The United States has just endured 12 particularly difficult days in Iraq--the bombings of the Jordanian embassy, the oil and water pipelines and the United Nations offices. This has been ``terrorism plus,'' terrorism with this difference: Most terrorism is random violence. This is tactical, carefully targeted to serve a cunning strategy.
It is not just a ``Mogadishu strategy'' intended to induce ``occupation fatigue'' in America by sporadic attrition of U.S. military personnel, leading to precipitous withdrawal. The purpose of attacking ``soft'' targets is much easier to achieve. It is to prevent America from making material conditions better.

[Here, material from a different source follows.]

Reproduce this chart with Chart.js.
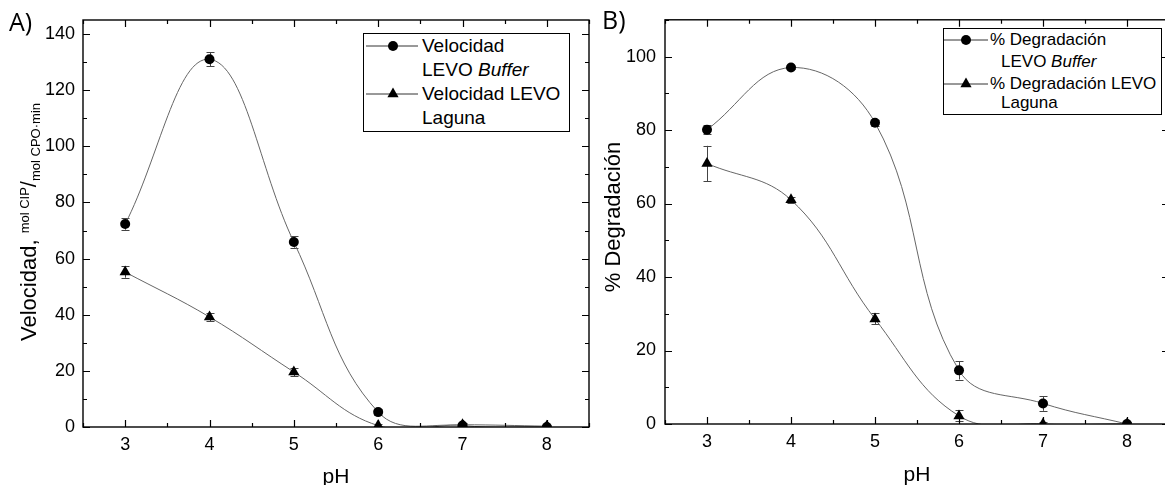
<!DOCTYPE html>
<html>
<head>
<meta charset="utf-8">
<script src="https://cdn.jsdelivr.net/npm/chart.js@4.4.1/dist/chart.umd.min.js"></script>
<style>
html,body{margin:0;padding:0;background:#fff;}
body{width:1165px;height:485px;overflow:hidden;position:relative;font-family:'Liberation Sans',Arial,sans-serif;color:#000;}
canvas{position:absolute;top:0;}
#cA{left:0;}
#cB{left:600px;}
.abs{position:absolute;white-space:nowrap;}
.panel{font-family:'Open Sans',sans-serif;font-size:25px;line-height:1;}
.axt{font-size:21px;line-height:1;transform:translate(-50%,-50%);}
.yt{font-size:22px;line-height:1;transform:translate(-50%,-50%) rotate(-90deg);}
.yt .sup{font-size:13px;position:relative;top:-7px;}
.yt .sub{font-size:13px;position:relative;top:4px;}
.legend{position:absolute;border:1px solid #000;background:#fff;}
.legend .row{position:absolute;white-space:nowrap;}
.legend svg{position:absolute;}
</style>
</head>
<body>
<canvas id="cA" width="600" height="485"></canvas>
<canvas id="cB" width="600" height="485"></canvas>

<div class="abs panel" style="left:9px;top:9px;">A)</div>
<div class="abs panel" style="left:602px;top:7px;">B)</div>

<div class="abs axt" style="left:336px;top:475px;">pH</div>
<div class="abs axt" style="left:917px;top:473px;">pH</div>

<div class="abs yt" style="left:29px;top:222px;">Velocidad, <span class="sup">mol CIP</span>/<span class="sub">mol CPO·min</span></div>
<div class="abs yt" style="left:613px;top:217px;">% Degradación</div>

<div class="legend" style="left:363px;top:33px;width:205px;height:97px;font-size:19px;">
  <svg width="60" height="97" style="left:0;top:0;">
    <line x1="2" y1="12" x2="54" y2="12" stroke="#333" stroke-width="1"/>
    <circle cx="29" cy="12" r="5" fill="#000"/>
    <line x1="2" y1="60" x2="54" y2="60" stroke="#333" stroke-width="1"/>
    <polygon points="29,53.5 34.6,63.25 23.4,63.25" fill="#000"/>
  </svg>
  <div class="row" style="left:58px;top:1px;line-height:22px;">Velocidad</div>
  <div class="row" style="left:58px;top:25px;line-height:22px;">LEVO <i>Buffer</i></div>
  <div class="row" style="left:58px;top:49px;line-height:22px;">Velocidad LEVO</div>
  <div class="row" style="left:58px;top:73px;line-height:22px;">Laguna</div>
</div>

<div class="legend" style="left:943px;top:28px;width:217px;height:85px;font-size:17px;">
  <svg width="50" height="85" style="left:0;top:0;">
    <line x1="0" y1="11" x2="44" y2="11" stroke="#333" stroke-width="1"/>
    <circle cx="22" cy="11" r="5" fill="#000"/>
    <line x1="0" y1="55" x2="44" y2="55" stroke="#333" stroke-width="1"/>
    <polygon points="22,48.5 27.6,58.25 16.4,58.25" fill="#000"/>
  </svg>
  <div class="row" style="left:46px;top:1px;line-height:20px;">% Degradación</div>
  <div class="row" style="left:57px;top:23px;line-height:20px;">LEVO <i>Buffer</i></div>
  <div class="row" style="left:46px;top:45px;line-height:20px;">% Degradación LEVO</div>
  <div class="row" style="left:57px;top:64px;line-height:20px;">Laguna</div>
</div>

<script>
// ---- data ----
const pH = [3, 4, 5, 6, 7, 8];
const velBuffer    = [72.3, 131, 65.9, 5.3, 0.5, 0];
const velBufferErr = [2, 2.5, 2, 1, 0.5, 0.5];
const velLaguna    = [55.2, 39.2, 19.6, 0.5, 0.8, 0.3];
const velLagunaErr = [2, 1.5, 1.5, 0.5, 0.5, 0.5];
const degBuffer    = [80.1, 97, 82, 14.6, 5.6, 0];
const degBufferErr = [1.2, 0.5, 0.8, 2.5, 2, 0.5];
const degLaguna    = [70.9, 61, 28.6, 2.2, 0, 0];
const degLagunaErr = [4.8, 0.8, 1.5, 1.5, 0.5, 0.5];
const xTicks  = [3, 4, 5, 6, 7, 8];
const yTicksA = [0, 20, 40, 60, 80, 100, 120, 140];
const yTicksB = [0, 20, 40, 60, 80, 100];

Chart.defaults.font.family = "'Liberation Sans', Arial, sans-serif";
Chart.defaults.font.size = 18;
Chart.defaults.color = '#000';

const errorBarPlugin = {
  id: 'errorBars',
  beforeDatasetsDraw(chart) {
    const ctx = chart.ctx, a = chart.chartArea;
    const xs = chart.scales.x, ys = chart.scales.y;
    ctx.save();
    ctx.beginPath(); ctx.rect(a.left, a.top, a.right - a.left, a.bottom - a.top); ctx.clip();
    ctx.strokeStyle = '#444'; ctx.lineWidth = 1;
    chart.data.datasets.forEach(ds => {
      if (!ds.errors) return;
      ds.data.forEach((p, j) => {
        const e = ds.errors[j];
        const x = Math.round(xs.getPixelForValue(p.x)) + 0.5;
        const y1 = ys.getPixelForValue(p.y + e), y2 = ys.getPixelForValue(p.y - e);
        ctx.beginPath();
        ctx.moveTo(x, y1); ctx.lineTo(x, y2);
        ctx.moveTo(x - 4, Math.round(y1) + 0.5); ctx.lineTo(x + 4, Math.round(y1) + 0.5);
        ctx.moveTo(x - 4, Math.round(y2) + 0.5); ctx.lineTo(x + 4, Math.round(y2) + 0.5);
        ctx.stroke();
      });
    });
    ctx.restore();
  }
};

function minorVals(majors, min, max) {
  const step = (majors[1] - majors[0]) / 2;
  const out = [];
  for (let v = Math.ceil(min / step) * step; v <= max + 1e-9; v += step) {
    if (!majors.some(m => Math.abs(m - v) < 1e-9)) out.push(v);
  }
  return out;
}

const framePlugin = {
  id: 'frame',
  afterDraw(chart) {
    const ctx = chart.ctx, a = chart.chartArea;
    const xs = chart.scales.x, ys = chart.scales.y;
    ctx.save();
    ctx.strokeStyle = '#000'; ctx.lineWidth = 1.4;
    ctx.strokeRect(a.left, a.top, a.right - a.left, a.bottom - a.top);
    ctx.lineWidth = 1.2;
    const xMaj = xs.ticks.map(t => t.value), yMaj = ys.ticks.map(t => t.value);
    const xMin = minorVals(xMaj, xs.min, xs.max), yMin = minorVals(yMaj, ys.min, ys.max);
    ctx.beginPath();
    const xt = (vals, len) => vals.forEach(v => {
      const x = Math.round(xs.getPixelForValue(v)) + 0.5;
      ctx.moveTo(x, a.bottom); ctx.lineTo(x, a.bottom - len);
      ctx.moveTo(x, a.top); ctx.lineTo(x, a.top + len);
    });
    const yt = (vals, len) => vals.forEach(v => {
      const y = Math.round(ys.getPixelForValue(v)) + 0.5;
      ctx.moveTo(a.left, y); ctx.lineTo(a.left + len, y);
      ctx.moveTo(a.right, y); ctx.lineTo(a.right - len, y);
    });
    xt(xMaj, 7); xt(xMin, 4); yt(yMaj, 7); yt(yMin, 4);
    ctx.stroke();
    ctx.restore();
  }
};

function series(ys, errs, style, radius) {
  return {
    data: pH.map((x, i) => ({ x: x, y: ys[i] })),
    errors: errs,
    borderColor: '#666',
    borderWidth: 1,
    backgroundColor: '#000',
    pointBackgroundColor: '#000',
    pointBorderColor: '#000',
    pointBorderWidth: 0,
    pointStyle: style,
    pointRadius: radius,
    tension: 0.4,
    clip: 0,
    fill: false
  };
}

function makeChart(id, sets, yTicks, yMax, geo) {
  return new Chart(document.getElementById(id), {
    type: 'line',
    data: { datasets: sets },
    options: {
      responsive: false,
      animation: false,
      devicePixelRatio: 1,
      elements: { line: { capBezierPoints: false } },
      layout: { padding: { left: 0, right: geo.padR, top: geo.padT, bottom: 0 } },
      plugins: { legend: { display: false }, tooltip: { enabled: false } },
      events: [],
      scales: {
        x: {
          type: 'linear', min: 2.5, max: 8.5,
          grid: { display: false, drawTicks: false },
          border: { display: false },
          afterBuildTicks: s => { s.ticks = xTicks.map(v => ({ value: v })); },
          afterFit: s => { s.height = geo.xH; },
          ticks: { padding: 7, autoSkip: false, maxRotation: 0, color: '#000',
                   font: { size: 18, family: "'Liberation Sans', Arial, sans-serif" } }
        },
        y: {
          type: 'linear', min: 0, max: yMax,
          grid: { display: false, drawTicks: false },
          border: { display: false },
          afterBuildTicks: s => { s.ticks = yTicks.map(v => ({ value: v })); },
          afterFit: s => { s.width = geo.yW; },
          ticks: { padding: geo.yPad, autoSkip: false, color: '#000',
                   font: { size: 18, family: "'Liberation Sans', Arial, sans-serif" } }
        }
      }
    },
    plugins: [errorBarPlugin, framePlugin]
  });
}

makeChart('cA', [
  series(velBuffer, velBufferErr, 'circle', 5),
  series(velLaguna, velLagunaErr, 'triangle', 6.5)
], yTicksA, 145, { padR: 11, padT: 20, xH: 58, yW: 83, yPad: 8 });

makeChart('cB', [
  series(degBuffer, degBufferErr, 'circle', 5),
  series(degLaguna, degLagunaErr, 'triangle', 6.5)
], yTicksB, 110, { padR: 31, padT: 18, xH: 61, yW: 65, yPad: 9 });
</script>
</body>
</html>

It was considered marvelous that there was no disorder in New York when the power recently went off for 29 hours. In Iraq, water and electricity have been unreliable for months. Until conditions become much better, Iraq will be a newly created example of a danger newly perceived since 9/11--a ``failed state.'' Hence it will be a vacuum into which political evil rushes.
Days after Iraq invaded Kuwait in August 1990, Thatcher, who by serendipity was in Colorado with the first President Bush, exhorted him not to ``go wobbly.'' There was no danger of that, and no danger that this President Bush will do so. Rather, the danger is that he might think that being the reverse of wobbly--obdurate--is a sufficient response to the Iraq challenge.
Perhaps the administration should recognize that something other than its intelligence reports concerning weapons of mass destruction was wrong. Paul Wolfowitz, deputy secretary of defense, was wrong in congressional testimony before the war. Although he said ``we have no idea what we will need until we get there on the ground,'' he insisted that Gen. Eric Shinseki, a veteran of peacekeeping in the Balkans, was ``wildly off the mark'' in estimating that several hundred thousand troops would be needed in occupied Iraq.